### Supplied information ###

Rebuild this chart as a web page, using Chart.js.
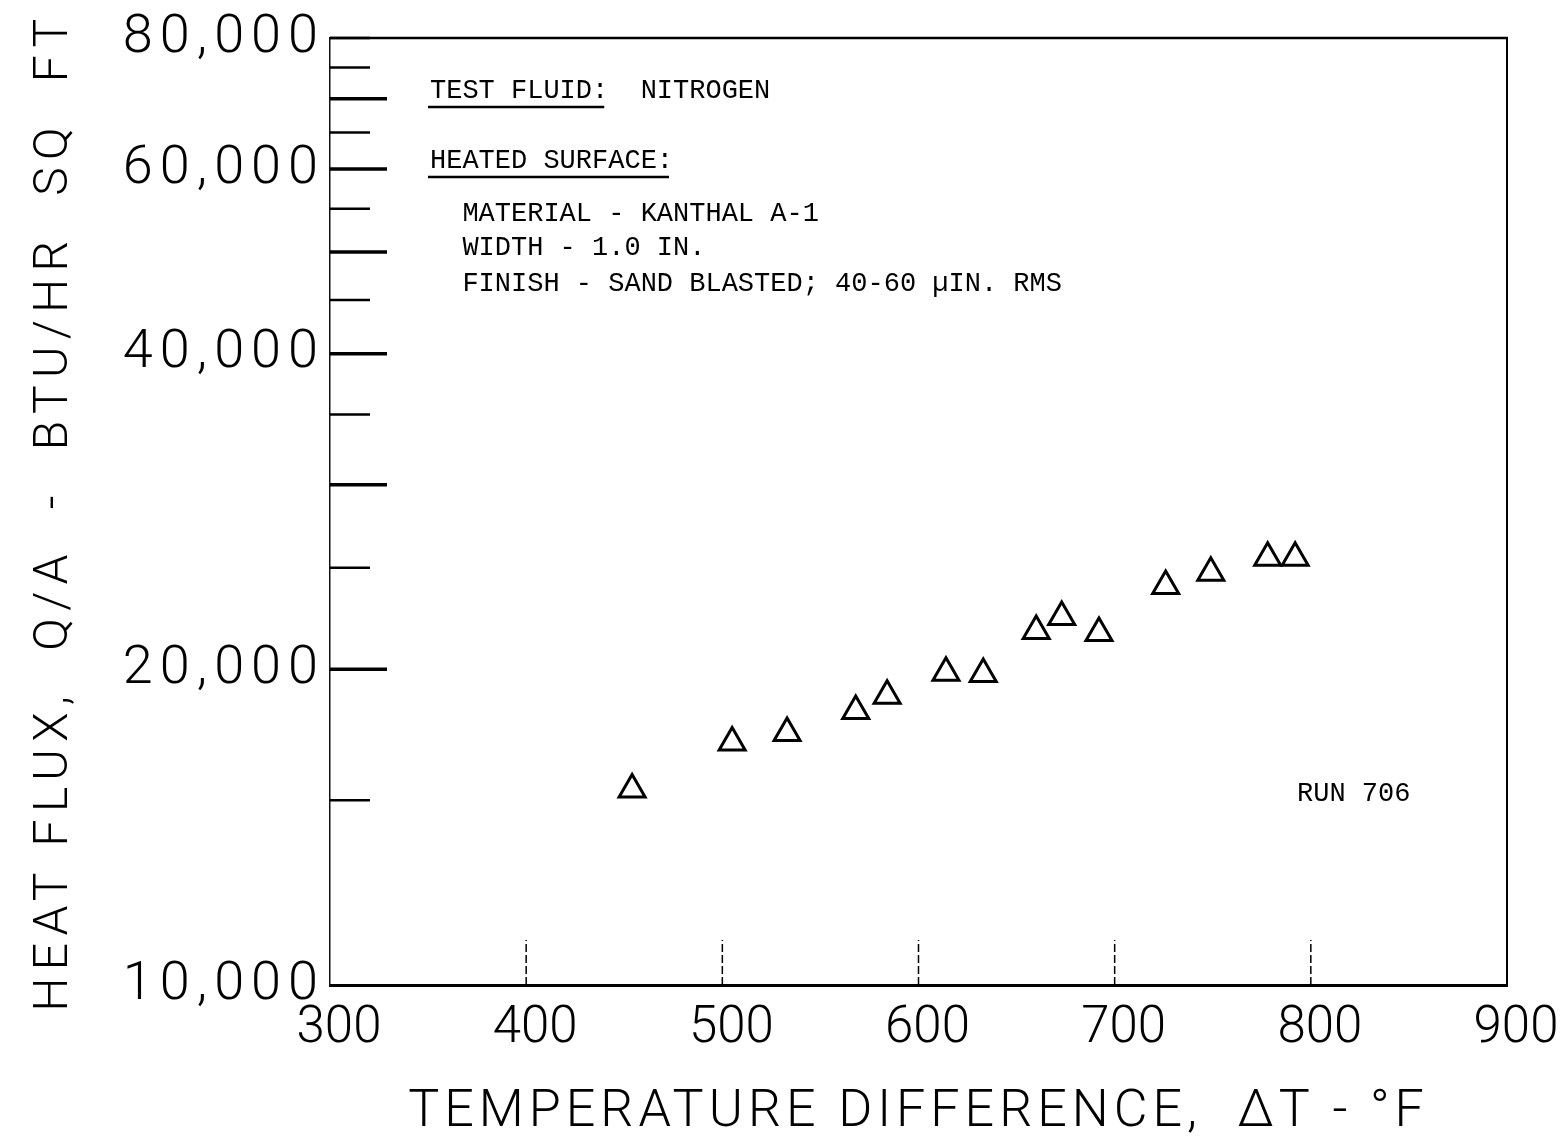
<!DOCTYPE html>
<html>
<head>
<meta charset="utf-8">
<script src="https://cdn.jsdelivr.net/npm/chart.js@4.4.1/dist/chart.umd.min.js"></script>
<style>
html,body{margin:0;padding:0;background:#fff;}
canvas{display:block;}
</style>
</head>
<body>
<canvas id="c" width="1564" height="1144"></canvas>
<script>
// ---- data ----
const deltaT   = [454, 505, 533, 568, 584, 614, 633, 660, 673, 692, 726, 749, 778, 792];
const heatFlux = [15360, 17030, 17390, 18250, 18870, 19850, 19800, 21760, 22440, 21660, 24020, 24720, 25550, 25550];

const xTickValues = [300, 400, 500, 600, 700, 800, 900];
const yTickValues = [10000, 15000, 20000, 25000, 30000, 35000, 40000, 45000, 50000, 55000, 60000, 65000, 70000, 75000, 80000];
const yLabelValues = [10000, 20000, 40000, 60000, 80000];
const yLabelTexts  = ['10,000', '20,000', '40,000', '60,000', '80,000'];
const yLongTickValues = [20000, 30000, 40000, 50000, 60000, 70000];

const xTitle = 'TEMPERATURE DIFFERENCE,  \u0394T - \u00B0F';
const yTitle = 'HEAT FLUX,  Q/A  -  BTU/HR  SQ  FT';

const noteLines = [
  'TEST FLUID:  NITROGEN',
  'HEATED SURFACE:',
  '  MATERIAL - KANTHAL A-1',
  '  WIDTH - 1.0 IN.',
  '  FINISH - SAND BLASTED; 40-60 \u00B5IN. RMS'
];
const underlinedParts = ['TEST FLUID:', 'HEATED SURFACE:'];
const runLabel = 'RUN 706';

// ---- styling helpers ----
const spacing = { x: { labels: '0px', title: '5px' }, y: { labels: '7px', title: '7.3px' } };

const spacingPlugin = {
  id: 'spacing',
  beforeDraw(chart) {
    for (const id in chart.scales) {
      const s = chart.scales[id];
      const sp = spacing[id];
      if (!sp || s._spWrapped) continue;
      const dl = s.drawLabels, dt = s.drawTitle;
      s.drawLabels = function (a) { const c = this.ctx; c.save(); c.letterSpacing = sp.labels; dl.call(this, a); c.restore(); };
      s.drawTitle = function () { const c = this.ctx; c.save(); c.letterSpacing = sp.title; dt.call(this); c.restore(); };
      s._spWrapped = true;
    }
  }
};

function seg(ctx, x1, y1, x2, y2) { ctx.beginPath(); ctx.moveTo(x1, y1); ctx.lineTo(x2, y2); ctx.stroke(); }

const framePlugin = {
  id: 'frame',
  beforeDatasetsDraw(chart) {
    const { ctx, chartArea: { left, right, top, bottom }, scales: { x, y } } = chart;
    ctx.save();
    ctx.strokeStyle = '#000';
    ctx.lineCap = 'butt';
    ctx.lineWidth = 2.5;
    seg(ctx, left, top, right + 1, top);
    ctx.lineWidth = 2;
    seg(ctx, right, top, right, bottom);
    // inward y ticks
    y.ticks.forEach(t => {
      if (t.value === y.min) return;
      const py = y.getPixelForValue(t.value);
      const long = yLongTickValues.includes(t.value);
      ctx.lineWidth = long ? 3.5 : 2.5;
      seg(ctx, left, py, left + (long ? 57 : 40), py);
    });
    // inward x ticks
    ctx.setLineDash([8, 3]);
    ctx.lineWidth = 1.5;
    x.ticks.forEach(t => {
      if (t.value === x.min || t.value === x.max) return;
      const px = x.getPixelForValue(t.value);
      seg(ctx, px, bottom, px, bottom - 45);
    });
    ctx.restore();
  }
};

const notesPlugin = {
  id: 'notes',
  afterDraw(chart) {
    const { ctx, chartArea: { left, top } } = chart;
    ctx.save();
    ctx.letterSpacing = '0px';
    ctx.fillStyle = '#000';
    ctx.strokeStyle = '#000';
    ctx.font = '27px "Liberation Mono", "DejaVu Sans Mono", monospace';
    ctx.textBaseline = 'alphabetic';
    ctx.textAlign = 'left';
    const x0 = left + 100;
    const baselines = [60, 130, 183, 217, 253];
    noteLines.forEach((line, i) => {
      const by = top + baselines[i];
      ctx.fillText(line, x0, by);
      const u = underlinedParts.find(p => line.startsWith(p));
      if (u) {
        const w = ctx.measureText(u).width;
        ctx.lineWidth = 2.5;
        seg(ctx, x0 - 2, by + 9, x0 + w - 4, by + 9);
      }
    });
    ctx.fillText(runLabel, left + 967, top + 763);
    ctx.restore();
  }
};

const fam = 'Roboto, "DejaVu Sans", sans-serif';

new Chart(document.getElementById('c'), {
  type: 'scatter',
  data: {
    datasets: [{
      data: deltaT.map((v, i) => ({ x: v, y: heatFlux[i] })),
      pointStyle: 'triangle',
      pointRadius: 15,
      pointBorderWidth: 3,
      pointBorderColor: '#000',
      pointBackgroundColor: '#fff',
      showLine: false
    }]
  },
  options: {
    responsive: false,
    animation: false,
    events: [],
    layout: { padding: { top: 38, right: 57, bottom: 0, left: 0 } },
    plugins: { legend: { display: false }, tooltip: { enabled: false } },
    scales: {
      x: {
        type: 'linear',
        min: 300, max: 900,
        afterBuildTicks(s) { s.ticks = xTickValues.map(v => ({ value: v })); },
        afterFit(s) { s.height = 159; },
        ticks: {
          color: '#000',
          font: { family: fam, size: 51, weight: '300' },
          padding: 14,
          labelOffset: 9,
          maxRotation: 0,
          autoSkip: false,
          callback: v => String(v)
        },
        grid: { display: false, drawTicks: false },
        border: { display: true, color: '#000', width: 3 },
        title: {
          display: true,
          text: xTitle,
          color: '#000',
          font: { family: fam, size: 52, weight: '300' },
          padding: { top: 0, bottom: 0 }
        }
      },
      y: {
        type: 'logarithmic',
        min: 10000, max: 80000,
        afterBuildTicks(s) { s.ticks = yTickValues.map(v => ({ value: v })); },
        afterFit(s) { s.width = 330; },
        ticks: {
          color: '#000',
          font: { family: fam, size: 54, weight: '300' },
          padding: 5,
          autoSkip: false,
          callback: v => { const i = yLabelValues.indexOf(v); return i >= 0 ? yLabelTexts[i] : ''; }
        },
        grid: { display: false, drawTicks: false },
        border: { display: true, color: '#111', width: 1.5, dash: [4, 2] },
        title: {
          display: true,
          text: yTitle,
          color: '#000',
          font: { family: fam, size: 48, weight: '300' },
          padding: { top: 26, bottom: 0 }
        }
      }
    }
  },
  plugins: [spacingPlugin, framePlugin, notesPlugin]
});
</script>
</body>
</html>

###

Leave the pictures out, and print every line of the listing exactly as written.

Rebuild this chart as a web page, using Chart.js.
<!DOCTYPE html>
<html>
<head>
<meta charset="utf-8">
<script src="https://cdn.jsdelivr.net/npm/chart.js@4.4.1/dist/chart.umd.min.js"></script>
<style>
html,body{margin:0;padding:0;background:#fff;}
canvas{display:block;}
</style>
</head>
<body>
<canvas id="c" width="1564" height="1144"></canvas>
<script>
// ---- data ----
const deltaT   = [454, 505, 533, 568, 584, 614, 633, 660, 673, 692, 726, 749, 778, 792];
const heatFlux = [15360, 17030, 17390, 18250, 18870, 19850, 19800, 21760, 22440, 21660, 24020, 24720, 25550, 25550];

const xTickValues = [300, 400, 500, 600, 700, 800, 900];
const yTickValues = [10000, 15000, 20000, 25000, 30000, 35000, 40000, 45000, 50000, 55000, 60000, 65000, 70000, 75000, 80000];
const yLabelValues = [10000, 20000, 40000, 60000, 80000];
const yLabelTexts  = ['10,000', '20,000', '40,000', '60,000', '80,000'];
const yLongTickValues = [20000, 30000, 40000, 50000, 60000, 70000];

const xTitle = 'TEMPERATURE DIFFERENCE,  \u0394T - \u00B0F';
const yTitle = 'HEAT FLUX,  Q/A  -  BTU/HR  SQ  FT';

const noteLines = [
  'TEST FLUID:  NITROGEN',
  'HEATED SURFACE:',
  '  MATERIAL - KANTHAL A-1',
  '  WIDTH - 1.0 IN.',
  '  FINISH - SAND BLASTED; 40-60 \u00B5IN. RMS'
];
const underlinedParts = ['TEST FLUID:', 'HEATED SURFACE:'];
const runLabel = 'RUN 706';

// ---- styling helpers ----
const spacing = { x: { labels: '0px', title: '5px' }, y: { labels: '7px', title: '7.3px' } };

const spacingPlugin = {
  id: 'spacing',
  beforeDraw(chart) {
    for (const id in chart.scales) {
      const s = chart.scales[id];
      const sp = spacing[id];
      if (!sp || s._spWrapped) continue;
      const dl = s.drawLabels, dt = s.drawTitle;
      s.drawLabels = function (a) { const c = this.ctx; c.save(); c.letterSpacing = sp.labels; dl.call(this, a); c.restore(); };
      s.drawTitle = function () { const c = this.ctx; c.save(); c.letterSpacing = sp.title; dt.call(this); c.restore(); };
      s._spWrapped = true;
    }
  }
};

function seg(ctx, x1, y1, x2, y2) { ctx.beginPath(); ctx.moveTo(x1, y1); ctx.lineTo(x2, y2); ctx.stroke(); }

const framePlugin = {
  id: 'frame',
  beforeDatasetsDraw(chart) {
    const { ctx, chartArea: { left, right, top, bottom }, scales: { x, y } } = chart;
    ctx.save();
    ctx.strokeStyle = '#000';
    ctx.lineCap = 'butt';
    ctx.lineWidth = 2.5;
    seg(ctx, left, top, right + 1, top);
    ctx.lineWidth = 2;
    seg(ctx, right, top, right, bottom);
    // inward y ticks
    y.ticks.forEach(t => {
      if (t.value === y.min) return;
      const py = y.getPixelForValue(t.value);
      const long = yLongTickValues.includes(t.value);
      ctx.lineWidth = long ? 3.5 : 2.5;
      seg(ctx, left, py, left + (long ? 57 : 40), py);
    });
    // inward x ticks
    ctx.setLineDash([8, 3]);
    ctx.lineWidth = 1.5;
    x.ticks.forEach(t => {
      if (t.value === x.min || t.value === x.max) return;
      const px = x.getPixelForValue(t.value);
      seg(ctx, px, bottom, px, bottom - 45);
    });
    ctx.restore();
  }
};

const notesPlugin = {
  id: 'notes',
  afterDraw(chart) {
    const { ctx, chartArea: { left, top } } = chart;
    ctx.save();
    ctx.letterSpacing = '0px';
    ctx.fillStyle = '#000';
    ctx.strokeStyle = '#000';
    ctx.font = '27px "Liberation Mono", "DejaVu Sans Mono", monospace';
    ctx.textBaseline = 'alphabetic';
    ctx.textAlign = 'left';
    const x0 = left + 100;
    const baselines = [60, 130, 183, 217, 253];
    noteLines.forEach((line, i) => {
      const by = top + baselines[i];
      ctx.fillText(line, x0, by);
      const u = underlinedParts.find(p => line.startsWith(p));
      if (u) {
        const w = ctx.measureText(u).width;
        ctx.lineWidth = 2.5;
        seg(ctx, x0 - 2, by + 9, x0 + w - 4, by + 9);
      }
    });
    ctx.fillText(runLabel, left + 967, top + 763);
    ctx.restore();
  }
};

const fam = 'Roboto, "DejaVu Sans", sans-serif';

new Chart(document.getElementById('c'), {
  type: 'scatter',
  data: {
    datasets: [{
      data: deltaT.map((v, i) => ({ x: v, y: heatFlux[i] })),
      pointStyle: 'triangle',
      pointRadius: 15,
      pointBorderWidth: 3,
      pointBorderColor: '#000',
      pointBackgroundColor: '#fff',
      showLine: false
    }]
  },
  options: {
    responsive: false,
    animation: false,
    events: [],
    layout: { padding: { top: 38, right: 57, bottom: 0, left: 0 } },
    plugins: { legend: { display: false }, tooltip: { enabled: false } },
    scales: {
      x: {
        type: 'linear',
        min: 300, max: 900,
        afterBuildTicks(s) { s.ticks = xTickValues.map(v => ({ value: v })); },
        afterFit(s) { s.height = 159; },
        ticks: {
          color: '#000',
          font: { family: fam, size: 51, weight: '300' },
          padding: 14,
          labelOffset: 9,
          maxRotation: 0,
          autoSkip: false,
          callback: v => String(v)
        },
        grid: { display: false, drawTicks: false },
        border: { display: true, color: '#000', width: 3 },
        title: {
          display: true,
          text: xTitle,
          color: '#000',
          font: { family: fam, size: 52, weight: '300' },
          padding: { top: 0, bottom: 0 }
        }
      },
      y: {
        type: 'logarithmic',
        min: 10000, max: 80000,
        afterBuildTicks(s) { s.ticks = yTickValues.map(v => ({ value: v })); },
        afterFit(s) { s.width = 330; },
        ticks: {
          color: '#000',
          font: { family: fam, size: 54, weight: '300' },
          padding: 5,
          autoSkip: false,
          callback: v => { const i = yLabelValues.indexOf(v); return i >= 0 ? yLabelTexts[i] : ''; }
        },
        grid: { display: false, drawTicks: false },
        border: { display: true, color: '#111', width: 1.5, dash: [4, 2] },
        title: {
          display: true,
          text: yTitle,
          color: '#000',
          font: { family: fam, size: 48, weight: '300' },
          padding: { top: 26, bottom: 0 }
        }
      }
    }
  },
  plugins: [spacingPlugin, framePlugin, notesPlugin]
});
</script>
</body>
</html>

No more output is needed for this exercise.